→ WHAT YOU HAVE TO DO
Skip the pictures. Set down, word for word, the lines from the start of the material up to and including the line with "78.9, 84.2, 89.5, 89.5, 94.7, 94.7, 100, 100];".

→ MATERIAL

○ ○ ○ ○

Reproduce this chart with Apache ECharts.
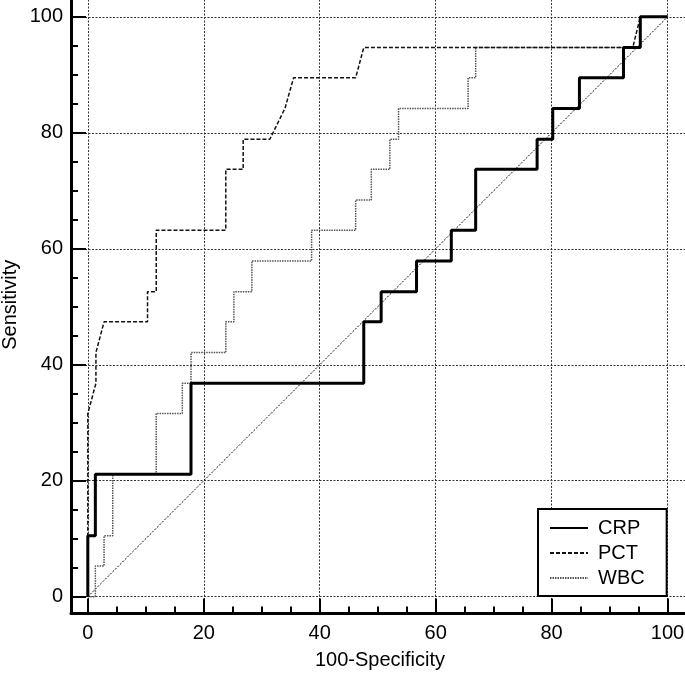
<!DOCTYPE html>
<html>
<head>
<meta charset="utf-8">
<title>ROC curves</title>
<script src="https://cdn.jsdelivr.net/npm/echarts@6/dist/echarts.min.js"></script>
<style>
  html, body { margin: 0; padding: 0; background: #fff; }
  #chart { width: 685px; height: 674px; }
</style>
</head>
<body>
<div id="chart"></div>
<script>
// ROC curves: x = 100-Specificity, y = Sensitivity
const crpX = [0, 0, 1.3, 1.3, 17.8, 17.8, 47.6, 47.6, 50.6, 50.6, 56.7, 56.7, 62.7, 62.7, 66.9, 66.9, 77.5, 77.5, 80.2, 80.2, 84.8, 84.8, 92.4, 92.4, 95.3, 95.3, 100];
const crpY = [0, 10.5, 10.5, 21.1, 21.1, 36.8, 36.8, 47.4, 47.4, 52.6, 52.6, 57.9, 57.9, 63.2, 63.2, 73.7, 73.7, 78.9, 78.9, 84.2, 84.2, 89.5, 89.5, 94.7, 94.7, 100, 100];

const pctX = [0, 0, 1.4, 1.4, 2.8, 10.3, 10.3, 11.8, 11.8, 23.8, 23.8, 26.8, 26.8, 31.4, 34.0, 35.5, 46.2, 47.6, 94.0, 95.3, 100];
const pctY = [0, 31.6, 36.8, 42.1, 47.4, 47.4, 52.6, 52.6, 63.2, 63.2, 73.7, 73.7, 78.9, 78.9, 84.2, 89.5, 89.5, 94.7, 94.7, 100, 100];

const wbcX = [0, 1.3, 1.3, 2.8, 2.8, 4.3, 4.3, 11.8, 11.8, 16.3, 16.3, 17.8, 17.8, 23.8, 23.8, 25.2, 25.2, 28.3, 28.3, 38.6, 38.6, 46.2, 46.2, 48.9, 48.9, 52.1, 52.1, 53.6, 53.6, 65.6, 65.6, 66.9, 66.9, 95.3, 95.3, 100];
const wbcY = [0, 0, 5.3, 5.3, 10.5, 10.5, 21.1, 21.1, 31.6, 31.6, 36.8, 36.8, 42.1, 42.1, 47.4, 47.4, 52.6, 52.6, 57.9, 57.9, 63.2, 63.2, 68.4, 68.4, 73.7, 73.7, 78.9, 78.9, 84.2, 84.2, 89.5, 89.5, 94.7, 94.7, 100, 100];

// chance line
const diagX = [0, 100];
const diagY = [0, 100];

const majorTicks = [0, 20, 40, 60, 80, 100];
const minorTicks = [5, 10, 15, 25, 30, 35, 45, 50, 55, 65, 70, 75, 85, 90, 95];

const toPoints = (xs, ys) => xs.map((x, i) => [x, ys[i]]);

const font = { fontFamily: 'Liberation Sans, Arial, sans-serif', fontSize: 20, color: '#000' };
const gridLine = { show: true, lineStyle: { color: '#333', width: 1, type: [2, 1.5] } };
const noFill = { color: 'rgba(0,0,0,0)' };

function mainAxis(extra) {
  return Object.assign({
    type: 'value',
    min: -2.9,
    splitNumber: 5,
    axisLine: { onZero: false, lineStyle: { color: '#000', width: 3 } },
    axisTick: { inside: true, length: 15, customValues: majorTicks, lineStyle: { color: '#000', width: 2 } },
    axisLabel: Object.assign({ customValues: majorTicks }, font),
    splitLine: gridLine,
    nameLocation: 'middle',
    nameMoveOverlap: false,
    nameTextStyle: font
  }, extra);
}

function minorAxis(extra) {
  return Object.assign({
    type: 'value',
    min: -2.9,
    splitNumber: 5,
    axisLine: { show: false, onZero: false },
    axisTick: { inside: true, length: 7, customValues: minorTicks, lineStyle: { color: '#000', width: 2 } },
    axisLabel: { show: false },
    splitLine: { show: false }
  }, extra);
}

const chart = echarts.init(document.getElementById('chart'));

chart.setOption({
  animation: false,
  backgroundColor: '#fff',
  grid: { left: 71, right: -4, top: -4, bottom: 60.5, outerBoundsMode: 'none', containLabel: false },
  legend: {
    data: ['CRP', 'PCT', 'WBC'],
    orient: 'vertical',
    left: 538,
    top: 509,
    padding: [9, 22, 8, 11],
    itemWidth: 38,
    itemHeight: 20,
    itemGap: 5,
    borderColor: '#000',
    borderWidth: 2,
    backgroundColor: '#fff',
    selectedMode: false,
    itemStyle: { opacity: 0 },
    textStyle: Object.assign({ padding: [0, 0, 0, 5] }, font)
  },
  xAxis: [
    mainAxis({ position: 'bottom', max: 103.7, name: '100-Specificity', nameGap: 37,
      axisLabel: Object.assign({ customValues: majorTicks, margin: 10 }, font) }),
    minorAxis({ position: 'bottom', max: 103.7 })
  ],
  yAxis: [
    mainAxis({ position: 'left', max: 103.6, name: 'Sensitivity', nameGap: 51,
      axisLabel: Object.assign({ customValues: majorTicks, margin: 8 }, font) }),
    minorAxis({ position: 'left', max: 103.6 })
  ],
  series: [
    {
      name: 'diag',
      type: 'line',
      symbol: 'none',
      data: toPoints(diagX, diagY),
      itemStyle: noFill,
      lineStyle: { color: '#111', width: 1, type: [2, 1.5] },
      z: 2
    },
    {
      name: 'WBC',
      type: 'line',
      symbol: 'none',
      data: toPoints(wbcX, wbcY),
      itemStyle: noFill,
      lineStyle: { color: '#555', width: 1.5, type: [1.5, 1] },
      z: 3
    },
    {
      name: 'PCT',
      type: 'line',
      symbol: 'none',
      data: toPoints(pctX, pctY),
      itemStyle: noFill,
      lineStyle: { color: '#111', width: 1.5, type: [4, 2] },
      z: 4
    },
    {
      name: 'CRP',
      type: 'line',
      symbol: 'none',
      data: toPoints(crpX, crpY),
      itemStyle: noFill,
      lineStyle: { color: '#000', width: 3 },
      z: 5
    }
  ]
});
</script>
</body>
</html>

○ ○ ○ ○

→ RESPONSE
Reproduce this chart with Apache ECharts.
<!DOCTYPE html>
<html>
<head>
<meta charset="utf-8">
<title>ROC curves</title>
<script src="https://cdn.jsdelivr.net/npm/echarts@6/dist/echarts.min.js"></script>
<style>
  html, body { margin: 0; padding: 0; background: #fff; }
  #chart { width: 685px; height: 674px; }
</style>
</head>
<body>
<div id="chart"></div>
<script>
// ROC curves: x = 100-Specificity, y = Sensitivity
const crpX = [0, 0, 1.3, 1.3, 17.8, 17.8, 47.6, 47.6, 50.6, 50.6, 56.7, 56.7, 62.7, 62.7, 66.9, 66.9, 77.5, 77.5, 80.2, 80.2, 84.8, 84.8, 92.4, 92.4, 95.3, 95.3, 100];
const crpY = [0, 10.5, 10.5, 21.1, 21.1, 36.8, 36.8, 47.4, 47.4, 52.6, 52.6, 57.9, 57.9, 63.2, 63.2, 73.7, 73.7, 78.9, 78.9, 84.2, 84.2, 89.5, 89.5, 94.7, 94.7, 100, 100];

const pctX = [0, 0, 1.4, 1.4, 2.8, 10.3, 10.3, 11.8, 11.8, 23.8, 23.8, 26.8, 26.8, 31.4, 34.0, 35.5, 46.2, 47.6, 94.0, 95.3, 100];
const pctY = [0, 31.6, 36.8, 42.1, 47.4, 47.4, 52.6, 52.6, 63.2, 63.2, 73.7, 73.7, 78.9, 78.9, 84.2, 89.5, 89.5, 94.7, 94.7, 100, 100];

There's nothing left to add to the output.